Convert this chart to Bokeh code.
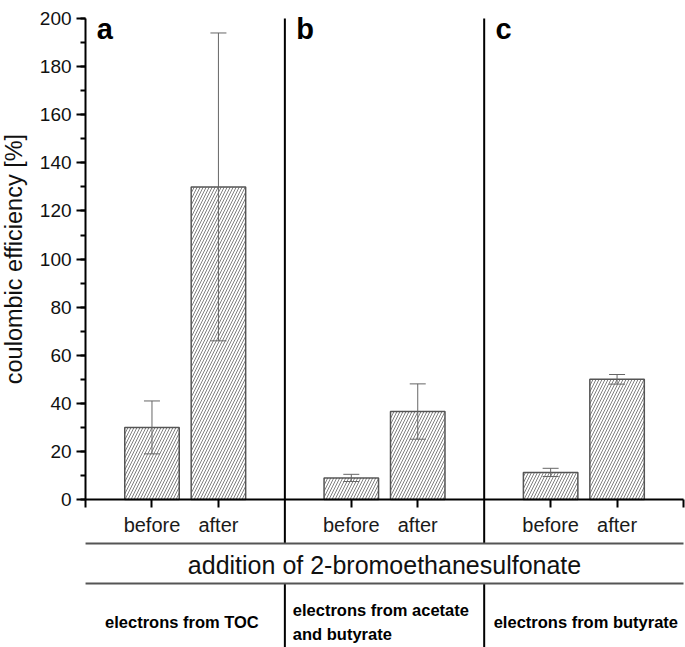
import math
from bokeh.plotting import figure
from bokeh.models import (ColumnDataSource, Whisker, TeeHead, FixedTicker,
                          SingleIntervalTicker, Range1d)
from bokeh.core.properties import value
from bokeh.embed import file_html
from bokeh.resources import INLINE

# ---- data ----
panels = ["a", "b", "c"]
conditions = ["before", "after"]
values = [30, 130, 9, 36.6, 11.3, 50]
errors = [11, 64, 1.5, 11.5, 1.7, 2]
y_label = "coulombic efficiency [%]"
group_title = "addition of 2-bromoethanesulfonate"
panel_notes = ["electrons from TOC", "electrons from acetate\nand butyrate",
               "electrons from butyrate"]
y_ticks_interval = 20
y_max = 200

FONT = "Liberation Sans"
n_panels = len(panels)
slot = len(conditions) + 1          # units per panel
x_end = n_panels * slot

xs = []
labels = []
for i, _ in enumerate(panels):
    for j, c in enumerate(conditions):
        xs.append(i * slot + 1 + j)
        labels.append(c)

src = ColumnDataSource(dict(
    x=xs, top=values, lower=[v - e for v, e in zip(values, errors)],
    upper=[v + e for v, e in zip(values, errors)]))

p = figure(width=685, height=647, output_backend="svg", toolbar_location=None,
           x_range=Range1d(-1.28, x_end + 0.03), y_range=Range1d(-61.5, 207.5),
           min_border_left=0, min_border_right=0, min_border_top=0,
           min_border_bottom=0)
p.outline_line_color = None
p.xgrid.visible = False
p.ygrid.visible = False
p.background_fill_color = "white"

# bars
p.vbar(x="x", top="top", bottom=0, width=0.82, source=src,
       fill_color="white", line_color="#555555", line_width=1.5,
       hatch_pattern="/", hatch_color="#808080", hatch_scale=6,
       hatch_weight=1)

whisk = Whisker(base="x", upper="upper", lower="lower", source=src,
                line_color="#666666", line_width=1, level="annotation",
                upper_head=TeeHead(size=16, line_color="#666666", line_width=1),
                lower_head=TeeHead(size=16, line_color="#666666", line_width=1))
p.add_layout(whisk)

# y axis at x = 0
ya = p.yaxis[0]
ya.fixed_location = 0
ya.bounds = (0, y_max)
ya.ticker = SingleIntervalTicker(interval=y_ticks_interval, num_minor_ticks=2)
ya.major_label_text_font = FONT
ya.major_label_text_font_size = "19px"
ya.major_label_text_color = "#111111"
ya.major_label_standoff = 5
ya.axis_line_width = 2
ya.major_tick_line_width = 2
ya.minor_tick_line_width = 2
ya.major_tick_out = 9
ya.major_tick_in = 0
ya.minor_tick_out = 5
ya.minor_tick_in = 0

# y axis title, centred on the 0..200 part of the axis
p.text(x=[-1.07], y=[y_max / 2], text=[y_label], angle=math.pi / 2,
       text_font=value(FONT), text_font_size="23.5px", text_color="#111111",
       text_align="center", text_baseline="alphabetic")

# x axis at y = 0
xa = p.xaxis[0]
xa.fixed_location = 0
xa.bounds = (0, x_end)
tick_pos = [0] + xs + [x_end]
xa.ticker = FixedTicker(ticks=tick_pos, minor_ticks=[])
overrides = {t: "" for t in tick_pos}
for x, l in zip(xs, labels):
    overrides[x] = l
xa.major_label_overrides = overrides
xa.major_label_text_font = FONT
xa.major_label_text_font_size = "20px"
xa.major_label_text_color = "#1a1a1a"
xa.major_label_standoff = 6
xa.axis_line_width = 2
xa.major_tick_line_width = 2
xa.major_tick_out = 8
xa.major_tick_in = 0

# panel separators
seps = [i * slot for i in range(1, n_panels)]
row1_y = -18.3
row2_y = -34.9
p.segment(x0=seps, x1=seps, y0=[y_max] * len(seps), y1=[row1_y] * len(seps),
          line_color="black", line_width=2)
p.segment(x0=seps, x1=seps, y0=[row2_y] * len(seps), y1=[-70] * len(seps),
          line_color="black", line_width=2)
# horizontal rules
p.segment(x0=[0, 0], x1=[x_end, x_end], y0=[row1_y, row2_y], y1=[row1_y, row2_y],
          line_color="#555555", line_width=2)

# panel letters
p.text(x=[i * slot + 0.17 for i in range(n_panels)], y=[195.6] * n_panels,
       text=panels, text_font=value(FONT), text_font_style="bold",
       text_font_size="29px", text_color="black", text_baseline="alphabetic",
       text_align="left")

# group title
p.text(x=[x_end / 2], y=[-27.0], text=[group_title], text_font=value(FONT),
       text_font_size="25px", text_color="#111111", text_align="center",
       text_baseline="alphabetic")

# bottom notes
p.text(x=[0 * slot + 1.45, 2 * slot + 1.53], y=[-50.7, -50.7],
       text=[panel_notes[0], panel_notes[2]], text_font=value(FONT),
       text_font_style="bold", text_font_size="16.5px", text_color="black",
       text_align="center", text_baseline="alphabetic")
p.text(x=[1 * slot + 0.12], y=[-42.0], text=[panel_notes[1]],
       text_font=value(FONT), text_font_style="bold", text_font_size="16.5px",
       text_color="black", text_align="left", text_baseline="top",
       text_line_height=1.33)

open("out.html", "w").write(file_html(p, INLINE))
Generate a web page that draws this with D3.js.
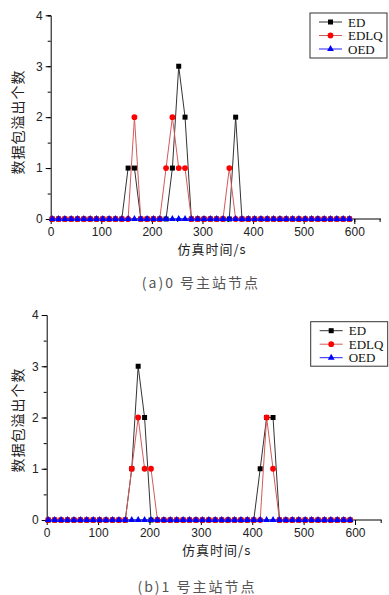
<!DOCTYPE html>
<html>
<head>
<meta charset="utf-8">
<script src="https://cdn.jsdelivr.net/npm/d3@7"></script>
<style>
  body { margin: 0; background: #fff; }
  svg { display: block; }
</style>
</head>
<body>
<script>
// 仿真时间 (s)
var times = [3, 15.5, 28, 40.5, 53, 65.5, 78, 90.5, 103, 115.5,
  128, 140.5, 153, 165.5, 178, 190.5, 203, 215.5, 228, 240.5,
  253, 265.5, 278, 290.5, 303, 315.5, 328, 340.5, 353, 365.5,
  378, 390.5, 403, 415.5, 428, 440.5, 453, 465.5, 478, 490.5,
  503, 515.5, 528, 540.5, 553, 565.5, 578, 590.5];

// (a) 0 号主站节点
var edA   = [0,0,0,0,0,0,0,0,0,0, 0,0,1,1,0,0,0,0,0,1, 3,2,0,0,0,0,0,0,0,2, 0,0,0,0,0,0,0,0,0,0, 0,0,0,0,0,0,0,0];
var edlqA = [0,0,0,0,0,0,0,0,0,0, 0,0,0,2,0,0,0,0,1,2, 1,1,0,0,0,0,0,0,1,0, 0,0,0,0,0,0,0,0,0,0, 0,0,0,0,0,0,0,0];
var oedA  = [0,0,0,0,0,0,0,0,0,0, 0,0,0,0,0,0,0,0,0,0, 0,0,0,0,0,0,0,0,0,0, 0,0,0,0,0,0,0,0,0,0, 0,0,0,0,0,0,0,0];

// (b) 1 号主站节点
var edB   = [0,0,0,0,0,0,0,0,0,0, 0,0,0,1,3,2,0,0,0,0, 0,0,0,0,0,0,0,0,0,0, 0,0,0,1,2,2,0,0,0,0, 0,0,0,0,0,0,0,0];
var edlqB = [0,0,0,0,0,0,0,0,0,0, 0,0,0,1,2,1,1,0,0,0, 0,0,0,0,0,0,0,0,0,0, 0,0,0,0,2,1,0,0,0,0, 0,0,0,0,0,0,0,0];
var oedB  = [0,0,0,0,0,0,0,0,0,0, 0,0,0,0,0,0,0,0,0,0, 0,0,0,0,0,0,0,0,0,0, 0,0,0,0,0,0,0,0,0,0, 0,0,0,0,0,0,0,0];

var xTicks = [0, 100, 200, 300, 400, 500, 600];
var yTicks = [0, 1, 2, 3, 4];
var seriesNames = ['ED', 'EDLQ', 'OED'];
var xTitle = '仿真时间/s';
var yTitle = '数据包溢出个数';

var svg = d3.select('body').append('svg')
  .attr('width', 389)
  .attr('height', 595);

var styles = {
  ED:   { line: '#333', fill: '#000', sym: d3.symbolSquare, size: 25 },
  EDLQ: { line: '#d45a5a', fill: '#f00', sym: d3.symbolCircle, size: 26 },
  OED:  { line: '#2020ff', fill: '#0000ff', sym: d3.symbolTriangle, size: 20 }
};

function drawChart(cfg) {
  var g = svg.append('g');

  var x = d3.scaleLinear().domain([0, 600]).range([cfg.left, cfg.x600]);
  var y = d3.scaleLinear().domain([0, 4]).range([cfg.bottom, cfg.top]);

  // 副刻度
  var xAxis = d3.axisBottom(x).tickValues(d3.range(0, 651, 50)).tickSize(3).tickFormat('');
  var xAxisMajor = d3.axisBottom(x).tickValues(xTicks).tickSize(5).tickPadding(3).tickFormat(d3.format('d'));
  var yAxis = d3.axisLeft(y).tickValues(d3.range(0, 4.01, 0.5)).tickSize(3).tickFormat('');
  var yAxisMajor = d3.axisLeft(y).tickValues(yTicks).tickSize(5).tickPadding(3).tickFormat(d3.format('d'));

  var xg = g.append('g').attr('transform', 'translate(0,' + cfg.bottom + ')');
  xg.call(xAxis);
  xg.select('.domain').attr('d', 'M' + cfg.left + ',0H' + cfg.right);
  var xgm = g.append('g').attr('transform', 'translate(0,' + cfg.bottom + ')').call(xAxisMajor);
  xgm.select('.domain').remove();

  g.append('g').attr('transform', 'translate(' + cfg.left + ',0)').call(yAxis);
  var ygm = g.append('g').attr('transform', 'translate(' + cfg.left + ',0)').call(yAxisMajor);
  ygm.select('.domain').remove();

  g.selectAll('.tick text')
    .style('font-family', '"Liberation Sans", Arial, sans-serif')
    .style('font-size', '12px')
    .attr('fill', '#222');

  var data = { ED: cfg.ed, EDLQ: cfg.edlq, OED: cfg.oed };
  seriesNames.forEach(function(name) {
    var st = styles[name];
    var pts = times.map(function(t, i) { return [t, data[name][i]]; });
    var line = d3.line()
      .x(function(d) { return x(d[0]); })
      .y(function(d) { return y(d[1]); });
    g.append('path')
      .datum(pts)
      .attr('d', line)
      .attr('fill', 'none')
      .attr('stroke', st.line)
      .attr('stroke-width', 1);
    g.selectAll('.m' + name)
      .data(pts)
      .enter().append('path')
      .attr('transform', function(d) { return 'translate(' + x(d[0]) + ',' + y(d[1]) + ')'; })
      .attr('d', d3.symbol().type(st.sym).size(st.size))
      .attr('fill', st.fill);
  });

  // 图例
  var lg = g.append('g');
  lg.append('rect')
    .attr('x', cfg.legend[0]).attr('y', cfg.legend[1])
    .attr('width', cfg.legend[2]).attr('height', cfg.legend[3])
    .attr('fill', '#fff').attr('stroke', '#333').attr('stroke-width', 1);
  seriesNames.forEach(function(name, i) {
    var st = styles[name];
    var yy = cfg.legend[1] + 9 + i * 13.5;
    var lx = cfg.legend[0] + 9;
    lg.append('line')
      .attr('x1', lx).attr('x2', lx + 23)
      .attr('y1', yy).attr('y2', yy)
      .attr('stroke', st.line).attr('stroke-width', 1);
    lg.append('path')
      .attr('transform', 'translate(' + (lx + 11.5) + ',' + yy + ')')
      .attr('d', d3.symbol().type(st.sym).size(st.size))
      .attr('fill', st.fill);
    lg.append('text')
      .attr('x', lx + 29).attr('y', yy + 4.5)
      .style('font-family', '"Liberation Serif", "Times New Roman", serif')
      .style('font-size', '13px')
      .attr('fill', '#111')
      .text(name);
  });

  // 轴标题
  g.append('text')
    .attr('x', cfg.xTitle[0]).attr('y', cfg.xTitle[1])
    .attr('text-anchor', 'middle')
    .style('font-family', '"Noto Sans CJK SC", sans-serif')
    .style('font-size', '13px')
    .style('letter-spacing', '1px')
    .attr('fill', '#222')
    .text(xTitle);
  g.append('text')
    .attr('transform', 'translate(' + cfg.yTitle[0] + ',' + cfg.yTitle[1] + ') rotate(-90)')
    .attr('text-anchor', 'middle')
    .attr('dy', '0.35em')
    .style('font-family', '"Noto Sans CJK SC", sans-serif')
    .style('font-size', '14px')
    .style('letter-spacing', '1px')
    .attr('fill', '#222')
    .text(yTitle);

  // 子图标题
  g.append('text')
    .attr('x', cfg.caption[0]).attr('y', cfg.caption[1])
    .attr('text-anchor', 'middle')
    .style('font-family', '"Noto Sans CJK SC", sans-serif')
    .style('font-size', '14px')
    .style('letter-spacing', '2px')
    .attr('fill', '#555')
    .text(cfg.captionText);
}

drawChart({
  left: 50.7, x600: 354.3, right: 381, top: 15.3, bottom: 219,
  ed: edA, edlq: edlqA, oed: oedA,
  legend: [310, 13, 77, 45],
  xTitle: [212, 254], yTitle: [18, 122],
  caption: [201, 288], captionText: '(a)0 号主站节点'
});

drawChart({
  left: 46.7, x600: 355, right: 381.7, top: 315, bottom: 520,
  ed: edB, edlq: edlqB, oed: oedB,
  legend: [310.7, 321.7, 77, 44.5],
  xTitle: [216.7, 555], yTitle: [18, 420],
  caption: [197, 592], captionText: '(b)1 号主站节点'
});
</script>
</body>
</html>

STATED GOAL: From the first line of the material down to the line containing "p.add_layout(whisk)", inclusive, return each line exactly, skipping any picture.

EXERCISE SOLUTION:
Convert this chart to Bokeh code.
import math
from bokeh.plotting import figure
from bokeh.models import (ColumnDataSource, Whisker, TeeHead, FixedTicker,
                          SingleIntervalTicker, Range1d)
from bokeh.core.properties import value
from bokeh.embed import file_html
from bokeh.resources import INLINE

# ---- data ----
panels = ["a", "b", "c"]
conditions = ["before", "after"]
values = [30, 130, 9, 36.6, 11.3, 50]
errors = [11, 64, 1.5, 11.5, 1.7, 2]
y_label = "coulombic efficiency [%]"
group_title = "addition of 2-bromoethanesulfonate"
panel_notes = ["electrons from TOC", "electrons from acetate\nand butyrate",
               "electrons from butyrate"]
y_ticks_interval = 20
y_max = 200

FONT = "Liberation Sans"
n_panels = len(panels)
slot = len(conditions) + 1          # units per panel
x_end = n_panels * slot

xs = []
labels = []
for i, _ in enumerate(panels):
    for j, c in enumerate(conditions):
        xs.append(i * slot + 1 + j)
        labels.append(c)

src = ColumnDataSource(dict(
    x=xs, top=values, lower=[v - e for v, e in zip(values, errors)],
    upper=[v + e for v, e in zip(values, errors)]))

p = figure(width=685, height=647, output_backend="svg", toolbar_location=None,
           x_range=Range1d(-1.28, x_end + 0.03), y_range=Range1d(-61.5, 207.5),
           min_border_left=0, min_border_right=0, min_border_top=0,
           min_border_bottom=0)
p.outline_line_color = None
p.xgrid.visible = False
p.ygrid.visible = False
p.background_fill_color = "white"

# bars
p.vbar(x="x", top="top", bottom=0, width=0.82, source=src,
       fill_color="white", line_color="#555555", line_width=1.5,
       hatch_pattern="/", hatch_color="#808080", hatch_scale=6,
       hatch_weight=1)

whisk = Whisker(base="x", upper="upper", lower="lower", source=src,
                line_color="#666666", line_width=1, level="annotation",
                upper_head=TeeHead(size=16, line_color="#666666", line_width=1),
                lower_head=TeeHead(size=16, line_color="#666666", line_width=1))
p.add_layout(whisk)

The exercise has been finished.